Her brother, Arthur, works the stove with precise and relaxed concentration, omelettepan- shake, one-handed egg crack, pancake flip. I order the famous turkey hash with a poached egg, a dish invented at Charlie’s. It tastes like Thanksgiving stuffing—delicious. Cut to the new: Dwelltime, a clean and spacious blonde wood coffee house in the leafy academic neighbourhood of Cambridge, just across the river. I sit with Jaime Vanschyndel, the owner, an intense and earnest young man, percolating coffee passion as he explains the effects of the intricate variabilities of time, temperature, grind and roast. He came to the business as a barista, increasingly frustrated with roasters who wouldn’t give him information about their roasting dates. “There’s a window,” he explains, for the beans to be at their optimum. “Between three and 12 days. They have to de-gas and get rid of the CO2 so you don’t have that sour carbonic taste. Some of my customers won’t even touch it if it’s more than seven days old.’
He set up a roastery and delivers his beans by cargo bike. His coffee machine has a double boiler so that he can control the temperature and pressure of each one. “Everything is digital and now I can pull shots to any specification and do all kinds of crazy things.”
He buys his beans from single estates in Central America, and ships them in hermetically sealed pouches so they don’t pick up the taste from the jute sacks that are usually used. He describes how to make a “pourover,” hot water hand-poured over ground coffee and then allowed to rest and absorb and develop flavour. The pause, 20 to 30 seconds, is called the “dwelltime.”
This may all sound precious and exacting, but make no mistake, Dwelltime may serve the best coffee in the world—rich, dark, chocolate, cherry and orange and tart. Flavours that reveal themselves in as many complex layers as wine.
America’s two breakfast cultures do not collide. I asked Marie at Charlie’s if they had ever considered getting an espresso machine. She grimaced and shook her head.
One morning recently I was sitting in Dwelltime, among the cognoscenti and professors who come in to tap on their Apple Macs and swap lecture notes. A grizzled old timer came in from the cold, stamped the snow off his boots and asked for a coffee. “What kind?” asked a barista with maple leaves tattooed up one arm. “American coffee,” said the old timer, baffled by the question. “An Americano or a pourover?” The old timer blinked.

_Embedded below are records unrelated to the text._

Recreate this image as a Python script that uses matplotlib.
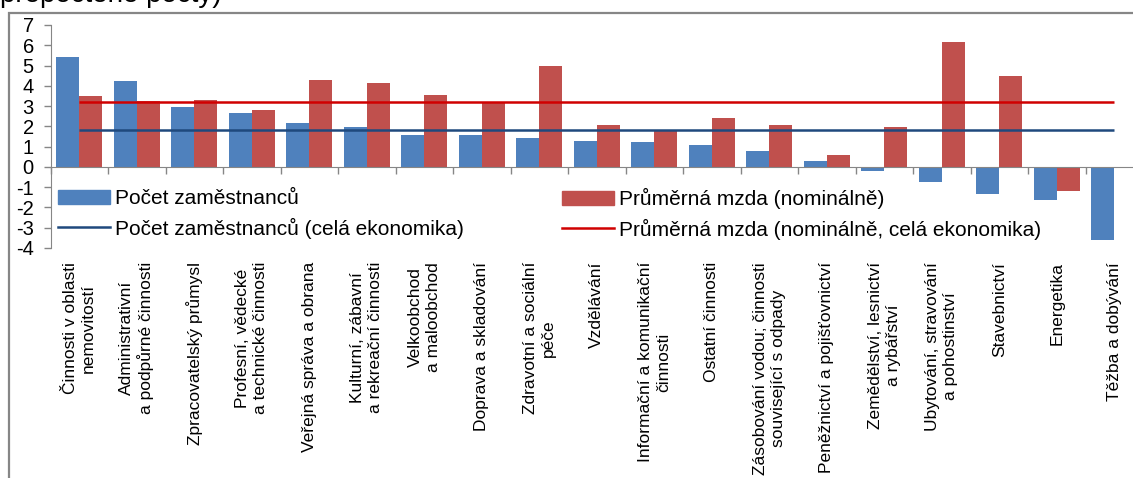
import numpy as np
import matplotlib
matplotlib.use("Agg")
import matplotlib.pyplot as plt
from matplotlib.patches import Rectangle, Patch
from matplotlib.lines import Line2D

plt.rcParams['font.family'] = ['Liberation Sans', 'DejaVu Sans']
plt.rcParams['axes.unicode_minus'] = False

categories = [
    "Činnosti v oblasti\nnemovitostí",
    "Administrativní\na podpůrné činnosti",
    "Zpracovatelský průmysl",
    "Profesní, vědecké\na technické činnosti",
    "Veřejná správa a obrana",
    "Kulturní, zábavní\na rekreační činnosti",
    "Velkoobchod\na maloobchod",
    "Doprava a skladování",
    "Zdravotní a sociální\npéče",
    "Vzdělávání",
    "Informační a komunikační\nčinnosti",
    "Ostatní činnosti",
    "Zásobování vodou; činnosti\nsouvisející s odpady",
    "Peněžnictví a pojišťovnictví",
    "Zemědělství, lesnictví\na rybářství",
    "Ubytování, stravování\na pohostinství",
    "Stavebnictví",
    "Energetika",
    "Těžba a dobývání",
]
zamestnanci = [5.40, 4.23, 2.95, 2.68, 2.19, 1.99, 1.56, 1.56, 1.45, 1.30,
               1.23, 1.10, 0.79, 0.28, -0.21, -0.72, -1.35, -1.61, -3.62]
mzda = [3.50, 3.25, 3.30, 2.83, 4.28, 4.16, 3.57, 3.22, 4.97, 2.06,
        1.80, 2.39, 2.06, 0.59, 1.99, 6.17, 4.46, -1.18, 0.0]
zam_celkem = 1.83
mzda_celkem = 3.21

labels = ["Počet zaměstnanců", "Počet zaměstnanců (celá ekonomika)",
          "Průměrná mzda (nominálně)", "Průměrná mzda (nominálně, celá ekonomika)"]

W, H = 1133, 478
c_blue = '#4F81BD'
c_red = '#C0504D'
c_blue_line = '#1F497D'
c_red_line = '#D00000'
c_grey = '#868686'

fig = plt.figure(figsize=(W / 100, H / 100), dpi=100)
ax = fig.add_axes([50.5 / W, (H - 248) / H, 1092.5 / W, 223 / H])

n = len(categories)
x = np.arange(n)
ax.bar(x - 0.2, zamestnanci, width=0.4, color=c_blue, zorder=2)
ax.bar(x + 0.2, mzda, width=0.4, color=c_red, zorder=2)
ax.hlines(zam_celkem, x[0], x[-1], color=c_blue_line, lw=1.8, zorder=3)
ax.hlines(mzda_celkem, x[0], x[-1], color=c_red_line, lw=1.8, zorder=3)

ax.set_xlim(-0.5, n - 0.5)
ax.set_ylim(-4, 7)
ax.set_yticks(range(-4, 8))
ax.tick_params(axis='y', direction='out', length=5, color=c_grey, width=1,
               labelsize=14.5, pad=7)

for s in ['top', 'right']:
    ax.spines[s].set_visible(False)
ax.spines['left'].set_color(c_grey)
ax.spines['bottom'].set_color(c_grey)
ax.spines['bottom'].set_position(('data', 0))

ax.set_xticks(x)
ax.set_xticklabels(categories, rotation=90, ha='center', va='top',
                   multialignment='center', fontsize=12.5, linespacing=1.25)
ax.tick_params(axis='x', which='major', length=0, pad=68.5)
ax.set_xticks(np.arange(n + 1) - 0.5, minor=True)
ax.tick_params(axis='x', which='minor', direction='out', length=5,
               color=c_grey, width=1)

h_blue = Patch(color=c_blue)
h_red = Patch(color=c_red)
h_bline = Line2D([], [], color=c_blue_line, lw=1.8)
h_rline = Line2D([], [], color=c_red_line, lw=1.8)
kw = dict(loc='center left', bbox_transform=fig.transFigure, frameon=False,
          borderpad=0, borderaxespad=0, handlelength=2.5, handletextpad=0.24,
          labelspacing=0.45, fontsize=15)
leg1 = ax.legend([h_blue, h_bline], labels[:2],
                 bbox_to_anchor=(58 / W, 1 - 214 / H), **kw)
ax.add_artist(leg1)
ax.legend([h_red, h_rline], labels[2:],
          bbox_to_anchor=(562 / W, 1 - 214 / H), **kw)

# outer chart frame
fig.patches.append(Rectangle((8.5 / W, -0.1), 1.2, 1.1 - 13.5 / H,
                             transform=fig.transFigure, fill=False,
                             edgecolor=c_grey, lw=1.6))

fig.text(0, 1 - 2.5 / H, "přepočtené počty)", fontsize=20, va='baseline',
         ha='left')

plt.savefig("out.png", dpi=100)
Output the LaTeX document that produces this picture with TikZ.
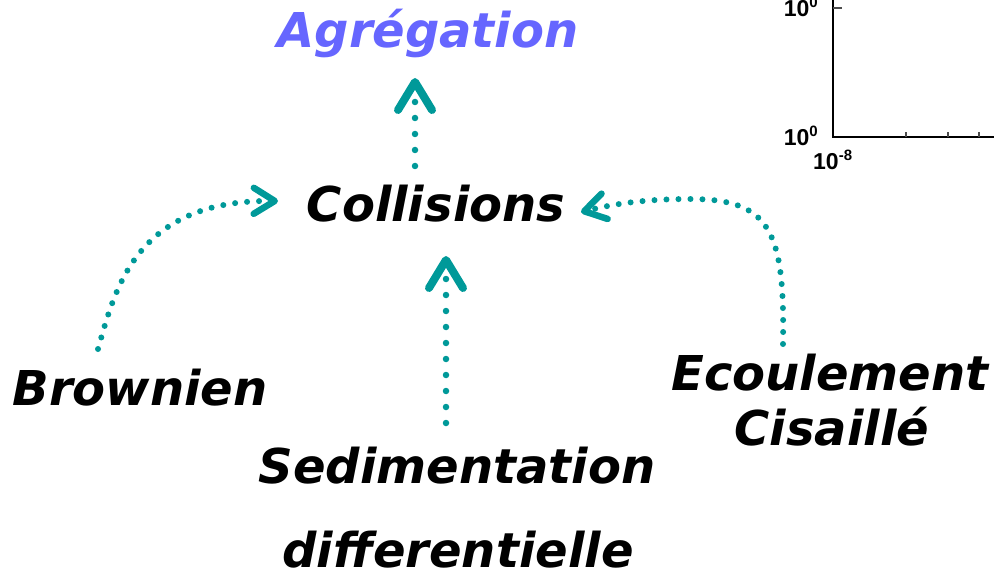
\documentclass[tikz,border=0pt]{standalone}
\usepackage{fontspec}
\setmainfont{DejaVu Sans}
\newfontfamily\axisfont{Liberation Sans}
\usetikzlibrary{arrows.meta}
\definecolor{arrowteal}{RGB}{0,153,153}
\definecolor{aggblue}{RGB}{102,102,255}
\begin{document}
\begin{tikzpicture}[x=1pt,y=-1pt,
  lbl/.style={font=\fontsize{48}{52}\selectfont\bfseries\itshape, inner sep=0pt, anchor=base},
  axlbl/.style={font=\axisfont\bfseries\fontsize{23}{23}\selectfont, inner sep=0pt},
  straightdots/.style={draw=arrowteal, line width=6.5pt, line cap=round, dash pattern=on 0pt off 16pt,
    -{Straight Barb[length=28pt, width=34pt, round, line width=8pt]}},
  curvedots/.style={draw=arrowteal, line width=6pt, line cap=round, dash pattern=on 0pt off 12pt,
    -{Straight Barb[length=21pt, width=26pt, round, line width=6.5pt]}},
  axisline/.style={draw=black, line width=2pt},
  tick/.style={draw=black!70, line width=1.2pt}]
\useasboundingbox (0,0) rectangle (994,575);

% partial plot in the corner
\draw[axisline] (833,0) -- (833,137) -- (994,137);
\draw[tick] (833,8) -- (842,8);
\foreach \tx in {906,948,979} \draw[tick] (\tx,137) -- (\tx,132);
\node[axlbl, anchor=base east] (ytop) at (818,17) {10\raisebox{9pt}{\fontsize{15}{15}\selectfont 0}};
\node[axlbl, anchor=base east] (ybot) at (818,146) {10\raisebox{9pt}{\fontsize{15}{15}\selectfont 0}};
\node[axlbl, anchor=base west] (xleft) at (813,170) {10\raisebox{9pt}{\fontsize{15}{15}\selectfont -8}};

% labels
\node[lbl, text=aggblue] (agg) at (428,48) {Agrégation};
\node[lbl] (coll) at (436,222) {Collisions};
\node[lbl] (brown) at (140,405) {Brownien};
\node[lbl] (ecou) at (830,390) {Ecoulement};
\node[lbl] (cis) at (832,445) {Cisaillé};
\node[lbl] (sed) at (457,483) {Sedimentation};
\node[lbl] (diff) at (458,567) {differentielle};

% connector ends
\coordinate (aggIn) at (415,78);
\coordinate (collTop) at (415,166);
\coordinate (collBot) at (446,256);
\coordinate (sedTop) at (446,423);
\coordinate (collW) at (278,201);
\coordinate (brownTop) at (98,349);
\coordinate (collE) at (581,212);
\coordinate (ecouTop) at (783,344);

\draw[straightdots] (collTop) -- (aggIn);
\draw[straightdots] (sedTop) -- (collBot);
\draw[curvedots] (brownTop) .. controls (115,290) and (135,200) .. (collW);
\draw[curvedots] (ecouTop) .. controls (785,230) and (770,199) .. (690,199)
   .. controls (640,199) and (610,205) .. (collE);
\end{tikzpicture}
\end{document}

He had never heard of such things. The barista didn’t know how to translate so he brought the man a menu. The old timer ran his finger over the options: La Loma (Tarrazú, Costa Rica) described as having apricot and citrus, cocoa and stonefruit flavours; or Teklu Dembel (Kochere, Ethiopia) with lavender, berry and grape notes. And then, oddly, trying to make his own kind of compromise between the two worlds, he ordered an espresso, “with cream.”